What AI does is amplify what humans can accomplish. A competent worker armed with AI tools produces vastly more value than that same worker without them. This increases overall economic productivity, which historically leads to economic expansion, which creates new jobs and new industries. The economist David Autor has documented that approximately 60% of jobs in the United States today didn’t exist in 1940. This wasn’t despite technological progress; it was because of it.
Admittedly, AI also amplifies destructive capacity. Bad actors with AI tools are more dangerous than bad actors without them. But this is an argument for thoughtful governance of dangerous technologies, not for halting innovation wholesale. We don’t ban automobiles because they enable crime; we develop law enforcement responses.
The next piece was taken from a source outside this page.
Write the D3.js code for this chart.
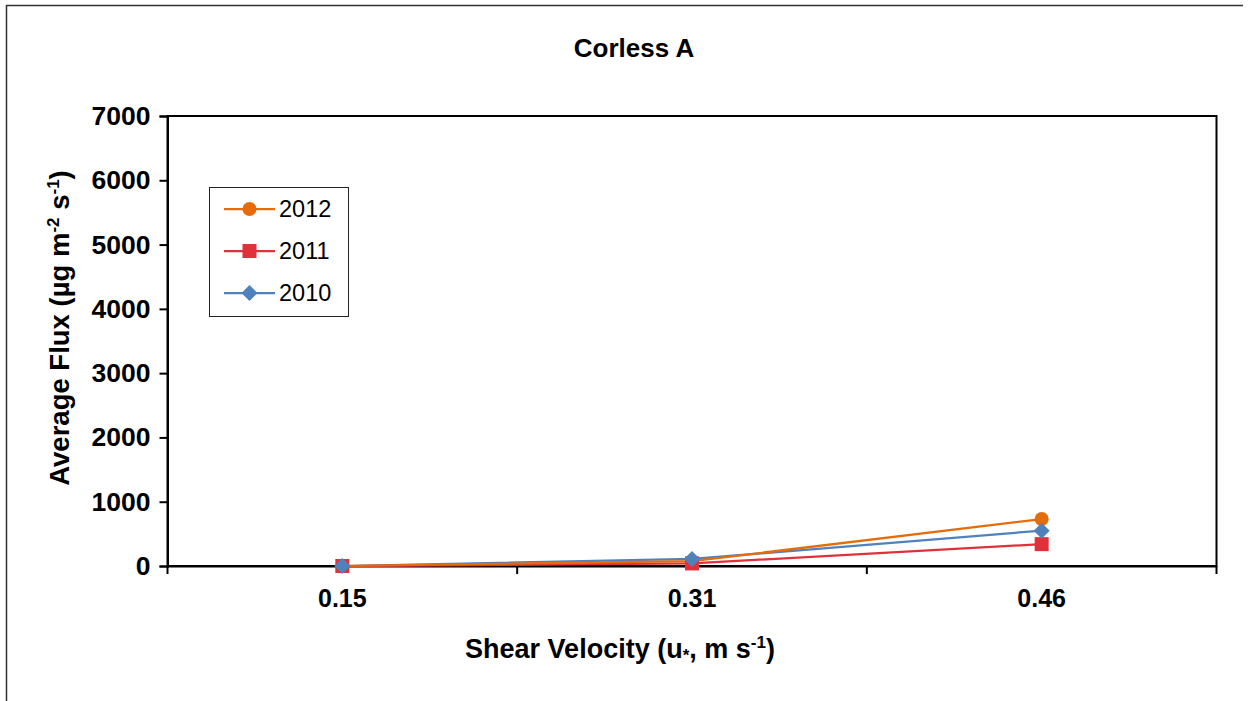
<!DOCTYPE html>
<html>
<head>
<meta charset="utf-8">
<script src="https://cdn.jsdelivr.net/npm/d3@7"></script>
<style>
  html, body { margin: 0; padding: 0; background: #fff; }
  svg { display: block; font-family: "Liberation Sans", Arial, sans-serif; }
</style>
</head>
<body>
<svg id="chart" width="1252" height="701"></svg>
<script>
// Shear velocity categories and average flux per year (µg m-2 s-1)
const categories = ["0.15", "0.31", "0.46"];
const flux2012 = [0, 75, 730];
const flux2011 = [0, 40, 340];
const flux2010 = [0, 110, 550];
const yTicks = [0, 1000, 2000, 3000, 4000, 5000, 6000, 7000];

const series = [
  { name: "2012", values: flux2012, color: "#E46C0A", marker: "circle" },
  { name: "2011", values: flux2011, color: "#E0303A", marker: "square" },
  { name: "2010", values: flux2010, color: "#4F81BD", marker: "diamond" }
];

const svg = d3.select("#chart");
const plot = { left: 167.5, right: 1216.5, top: 116, bottom: 566 };
const FONT = "Liberation Sans, Arial, sans-serif";

// Outer chart frame (top and left edges)
svg.append("path")
  .attr("d", "M6.5,701 V5.5 H1243")
  .attr("fill", "none").attr("stroke", "#333").attr("stroke-width", 1.5);

// Title
svg.append("text")
  .attr("x", 634).attr("y", 57)
  .attr("text-anchor", "middle")
  .attr("font-size", 26).attr("font-weight", "bold")
  .text("Corless A");

const x = d3.scaleBand().domain(categories).range([plot.left, plot.right]);
const y = d3.scaleLinear().domain([0, 7000]).range([plot.bottom, plot.top]);

// Plot area frame
svg.append("rect")
  .attr("x", plot.left).attr("y", plot.top)
  .attr("width", plot.right - plot.left).attr("height", plot.bottom - plot.top)
  .attr("fill", "none").attr("stroke", "#000").attr("stroke-width", 2);

// Y axis
const yAxis = svg.append("g")
  .attr("transform", `translate(${plot.left},0)`)
  .call(d3.axisLeft(y).tickValues(yTicks).tickSize(8).tickPadding(9).tickFormat(d3.format("d")));
yAxis.attr("font-size", null).attr("font-family", null);
yAxis.select(".domain").attr("stroke", "#000").attr("stroke-width", 2);
yAxis.selectAll(".tick line").attr("stroke", "#000").attr("stroke-width", 2);
yAxis.selectAll(".tick text")
  .attr("font-size", 26.5).attr("font-weight", "bold").attr("fill", "#000")
  .attr("font-family", FONT);

// X axis: labels centered in bands, ticks at band boundaries
const xAxis = svg.append("g")
  .attr("transform", `translate(0,${plot.bottom})`)
  .call(d3.axisBottom(x).tickSize(0).tickPadding(23));
xAxis.attr("font-size", null).attr("font-family", null);
xAxis.select(".domain").attr("stroke", "#000").attr("stroke-width", 2);
xAxis.selectAll(".tick text")
  .attr("font-size", 25).attr("font-weight", "bold").attr("fill", "#000")
  .attr("font-family", FONT);
const bounds = categories.map(c => x(c)).concat([x(categories[categories.length - 1]) + x.bandwidth()]);
svg.append("g").selectAll("line").data(bounds).join("line")
  .attr("x1", d => d).attr("x2", d => d)
  .attr("y1", plot.bottom).attr("y2", plot.bottom + 8)
  .attr("stroke", "#000").attr("stroke-width", 2);

// Axis titles
const yTitle = svg.append("text")
  .attr("transform", "translate(69,328) rotate(-90)")
  .attr("text-anchor", "middle")
  .attr("font-size", 27.5).attr("font-weight", "bold");
yTitle.append("tspan").text("Average Flux (µg m");
yTitle.append("tspan").attr("dy", -10).attr("font-size", 17).text("-2");
yTitle.append("tspan").attr("dy", 10).text(" s");
yTitle.append("tspan").attr("dy", -10).attr("font-size", 17).text("-1");
yTitle.append("tspan").attr("dy", 10).text(")");

const xTitle = svg.append("text")
  .attr("x", 620).attr("y", 658)
  .attr("text-anchor", "middle")
  .attr("font-size", 27).attr("font-weight", "bold");
xTitle.append("tspan").text("Shear Velocity (u");
xTitle.append("tspan").attr("dy", 3).attr("font-size", 17).text("*");
xTitle.append("tspan").attr("dy", -3).text(", m s");
xTitle.append("tspan").attr("dy", -10).attr("font-size", 17).text("-1");
xTitle.append("tspan").attr("dy", 10).text(")");

// Marker drawing helper
function drawMarker(g, type, color) {
  if (type === "circle") {
    g.append("circle").attr("r", 7).attr("fill", color);
  } else if (type === "square") {
    g.append("rect").attr("x", -7).attr("y", -7).attr("width", 14).attr("height", 14).attr("fill", color);
  } else {
    g.append("path").attr("d", "M0,-8 L8,0 L0,8 L-8,0 Z").attr("fill", color);
  }
}

const cx = c => x(c) + x.bandwidth() / 2;
const line = d3.line().x((d, i) => cx(categories[i])).y(d => y(d));

// Series lines, then markers
series.slice().reverse().forEach(s => {
  svg.append("path").datum(s.values)
    .attr("d", line).attr("fill", "none")
    .attr("stroke", s.color).attr("stroke-width", 2.25);
});
series.forEach(s => {
  s.values.forEach((v, i) => {
    const m = svg.append("g").attr("transform", `translate(${cx(categories[i])},${y(v)})`);
    drawMarker(m, s.marker, s.color);
  });
});

// Legend
const legend = svg.append("g");
legend.append("rect")
  .attr("x", 209.5).attr("y", 187.5).attr("width", 139).attr("height", 129)
  .attr("fill", "#fff").attr("stroke", "#222").attr("stroke-width", 1);
series.forEach((s, i) => {
  const ly = 209 + i * 42;
  const item = legend.append("g");
  item.append("line").attr("x1", 224).attr("x2", 275).attr("y1", ly).attr("y2", ly)
    .attr("stroke", s.color).attr("stroke-width", 2.25);
  const m = item.append("g").attr("transform", `translate(249.5,${ly})`);
  drawMarker(m, s.marker, s.color);
  item.append("text").attr("x", 279).attr("y", ly + 8)
    .attr("font-size", 23.5).text(s.name);
});
</script>
</body>
</html>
We don’t ban the internet because it spreads falsehoods; we invest in media literacy and develop tools to identify misinformation. We can do the same with AI.
The doomsayers conflate “AI is powerful and requires careful management” with “AI will inevitably destroy us.” These are not equivalent propositions. One calls for wisdom and foresight; the other demands surrender to inevitability. Societies have managed the consequences of revolutionary technologies before, and there is no evidence we’ve somehow become incapable of doing so now.
What unites the printing press, the steam engine, the automobile, and the computer is this: each one triggered genuine disruption and displacement, each one generated real hardship for workers in affected industries, and each one ultimately expanded human economic opportunity and aggregate employment to levels that made the original displacement seem almost trivial in retrospect. The transition periods were messy. Workers suffered. Societies adapted imperfectly. But the apocalypse never came.
This is not because these technologies were inevitably benevolent. It’s because humans are adaptable, markets adjust, and new possibilities open up in ways we can’t predict in advance. Our great-grandparents couldn’t have imagined the professions that employ millions today. We similarly cannot imagine the jobs that AI will ultimately create, but betting against that creativity emerging seems like a losing wager backed by historical ignorance.
The Salon piece and its ilk present themselves as serious warnings about genuine risks. In some respects, they identify real challenges—disinformation is real, labor displacement is real, security risks are real. But serious analysis of real risks doesn’t require abandonment of reason or historical perspective. It requires measured policy responses, investment in worker transition, and robust governance frameworks. It doesn’t require panic.
The AI doomsayers are Chicken Littles because they’re not actually offering solutions proportionate to the problems they identify. They’re offering existential despair. They’ve convinced themselves that we’re uniquely vulnerable, that this time truly is different, that the patterns of human adaptation that have defined our history no longer apply. History suggests they’re wrong.
We should listen to their warnings about specific harms, take them seriously, and then dismiss their apocalyptic conclusions. Build better governance. Invest in education and transition support. Amplify human capability with these powerful tools. And trust that human ingenuity, which has met every previous challenge posed by technological revolution, will meet this one too.
The sky isn’t falling. It never does.